---------- Task data
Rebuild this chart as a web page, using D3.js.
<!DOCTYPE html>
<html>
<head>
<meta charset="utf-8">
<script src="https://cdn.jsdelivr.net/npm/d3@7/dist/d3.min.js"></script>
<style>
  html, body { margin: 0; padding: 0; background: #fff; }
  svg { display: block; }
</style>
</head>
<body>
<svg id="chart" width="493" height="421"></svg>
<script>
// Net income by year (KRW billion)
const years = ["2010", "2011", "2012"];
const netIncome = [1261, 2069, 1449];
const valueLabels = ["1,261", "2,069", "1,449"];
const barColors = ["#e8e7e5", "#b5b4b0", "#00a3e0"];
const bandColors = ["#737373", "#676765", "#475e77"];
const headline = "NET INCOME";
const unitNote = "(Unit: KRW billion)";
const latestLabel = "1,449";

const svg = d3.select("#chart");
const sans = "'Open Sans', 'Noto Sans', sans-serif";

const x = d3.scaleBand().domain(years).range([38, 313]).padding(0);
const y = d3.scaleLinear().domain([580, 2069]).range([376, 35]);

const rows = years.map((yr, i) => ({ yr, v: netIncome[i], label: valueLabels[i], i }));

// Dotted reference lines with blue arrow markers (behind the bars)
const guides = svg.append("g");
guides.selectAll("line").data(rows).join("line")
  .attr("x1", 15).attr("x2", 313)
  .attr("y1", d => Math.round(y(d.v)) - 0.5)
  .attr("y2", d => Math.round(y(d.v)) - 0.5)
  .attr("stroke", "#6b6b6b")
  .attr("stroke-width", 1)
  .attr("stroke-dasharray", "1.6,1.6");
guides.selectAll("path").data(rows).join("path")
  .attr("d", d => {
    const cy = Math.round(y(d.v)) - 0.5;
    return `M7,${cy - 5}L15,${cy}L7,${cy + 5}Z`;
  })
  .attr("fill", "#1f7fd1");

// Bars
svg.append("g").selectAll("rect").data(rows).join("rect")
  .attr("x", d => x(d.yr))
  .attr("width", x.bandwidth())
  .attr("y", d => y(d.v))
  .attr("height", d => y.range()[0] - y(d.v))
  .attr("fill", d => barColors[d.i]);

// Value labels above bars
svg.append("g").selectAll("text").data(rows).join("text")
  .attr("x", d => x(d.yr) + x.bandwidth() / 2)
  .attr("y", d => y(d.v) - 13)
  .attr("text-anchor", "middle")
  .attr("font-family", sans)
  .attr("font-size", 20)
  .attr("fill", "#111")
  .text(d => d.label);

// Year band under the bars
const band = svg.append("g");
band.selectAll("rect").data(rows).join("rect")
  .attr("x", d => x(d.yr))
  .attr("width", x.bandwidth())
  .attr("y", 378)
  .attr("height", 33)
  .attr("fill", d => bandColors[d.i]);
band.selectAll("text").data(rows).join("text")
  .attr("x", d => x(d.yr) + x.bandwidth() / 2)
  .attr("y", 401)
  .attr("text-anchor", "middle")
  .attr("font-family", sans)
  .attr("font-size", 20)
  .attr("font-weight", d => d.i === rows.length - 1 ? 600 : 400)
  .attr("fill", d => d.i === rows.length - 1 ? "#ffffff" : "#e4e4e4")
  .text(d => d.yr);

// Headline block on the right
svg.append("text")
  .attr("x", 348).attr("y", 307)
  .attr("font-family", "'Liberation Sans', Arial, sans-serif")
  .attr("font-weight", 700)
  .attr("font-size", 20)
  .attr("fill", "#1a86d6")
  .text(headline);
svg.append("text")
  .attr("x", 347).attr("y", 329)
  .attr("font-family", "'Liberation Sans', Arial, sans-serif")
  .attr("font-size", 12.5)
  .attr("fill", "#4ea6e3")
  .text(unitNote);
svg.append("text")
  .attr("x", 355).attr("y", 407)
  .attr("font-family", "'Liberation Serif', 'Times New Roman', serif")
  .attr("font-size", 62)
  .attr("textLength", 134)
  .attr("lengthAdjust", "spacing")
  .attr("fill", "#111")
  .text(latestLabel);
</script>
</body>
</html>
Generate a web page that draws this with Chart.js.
--------------------
## The task
Copy every line verbatim.

## Solution
Rebuild this chart as a web page, using D3.js.
<!DOCTYPE html>
<html>
<head>
<meta charset="utf-8">
<script src="https://cdn.jsdelivr.net/npm/d3@7/dist/d3.min.js"></script>
<style>
  html, body { margin: 0; padding: 0; background: #fff; }
  svg { display: block; }
</style>
</head>
<body>
<svg id="chart" width="493" height="421"></svg>
<script>
// Net income by year (KRW billion)
const years = ["2010", "2011", "2012"];
const netIncome = [1261, 2069, 1449];
const valueLabels = ["1,261", "2,069", "1,449"];
const barColors = ["#e8e7e5", "#b5b4b0", "#00a3e0"];
const bandColors = ["#737373", "#676765", "#475e77"];
const headline = "NET INCOME";
const unitNote = "(Unit: KRW billion)";
const latestLabel = "1,449";

const svg = d3.select("#chart");
const sans = "'Open Sans', 'Noto Sans', sans-serif";

const x = d3.scaleBand().domain(years).range([38, 313]).padding(0);
const y = d3.scaleLinear().domain([580, 2069]).range([376, 35]);

const rows = years.map((yr, i) => ({ yr, v: netIncome[i], label: valueLabels[i], i }));

// Dotted reference lines with blue arrow markers (behind the bars)
const guides = svg.append("g");
guides.selectAll("line").data(rows).join("line")
  .attr("x1", 15).attr("x2", 313)
  .attr("y1", d => Math.round(y(d.v)) - 0.5)
  .attr("y2", d => Math.round(y(d.v)) - 0.5)
  .attr("stroke", "#6b6b6b")
  .attr("stroke-width", 1)
  .attr("stroke-dasharray", "1.6,1.6");
guides.selectAll("path").data(rows).join("path")
  .attr("d", d => {
    const cy = Math.round(y(d.v)) - 0.5;
    return `M7,${cy - 5}L15,${cy}L7,${cy + 5}Z`;
  })
  .attr("fill", "#1f7fd1");

// Bars
svg.append("g").selectAll("rect").data(rows).join("rect")
  .attr("x", d => x(d.yr))
  .attr("width", x.bandwidth())
  .attr("y", d => y(d.v))
  .attr("height", d => y.range()[0] - y(d.v))
  .attr("fill", d => barColors[d.i]);

// Value labels above bars
svg.append("g").selectAll("text").data(rows).join("text")
  .attr("x", d => x(d.yr) + x.bandwidth() / 2)
  .attr("y", d => y(d.v) - 13)
  .attr("text-anchor", "middle")
  .attr("font-family", sans)
  .attr("font-size", 20)
  .attr("fill", "#111")
  .text(d => d.label);

// Year band under the bars
const band = svg.append("g");
band.selectAll("rect").data(rows).join("rect")
  .attr("x", d => x(d.yr))
  .attr("width", x.bandwidth())
  .attr("y", 378)
  .attr("height", 33)
  .attr("fill", d => bandColors[d.i]);
band.selectAll("text").data(rows).join("text")
  .attr("x", d => x(d.yr) + x.bandwidth() / 2)
  .attr("y", 401)
  .attr("text-anchor", "middle")
  .attr("font-family", sans)
  .attr("font-size", 20)
  .attr("font-weight", d => d.i === rows.length - 1 ? 600 : 400)
  .attr("fill", d => d.i === rows.length - 1 ? "#ffffff" : "#e4e4e4")
  .text(d => d.yr);

// Headline block on the right
svg.append("text")
  .attr("x", 348).attr("y", 307)
  .attr("font-family", "'Liberation Sans', Arial, sans-serif")
  .attr("font-weight", 700)
  .attr("font-size", 20)
  .attr("fill", "#1a86d6")
  .text(headline);
svg.append("text")
  .attr("x", 347).attr("y", 329)
  .attr("font-family", "'Liberation Sans', Arial, sans-serif")
  .attr("font-size", 12.5)
  .attr("fill", "#4ea6e3")
  .text(unitNote);
svg.append("text")
  .attr("x", 355).attr("y", 407)
  .attr("font-family", "'Liberation Serif', 'Times New Roman', serif")
  .attr("font-size", 62)
  .attr("textLength", 134)
  .attr("lengthAdjust", "spacing")
  .attr("fill", "#111")
  .text(latestLabel);
</script>
</body>
</html>
Generate a web page that draws this with Chart.js.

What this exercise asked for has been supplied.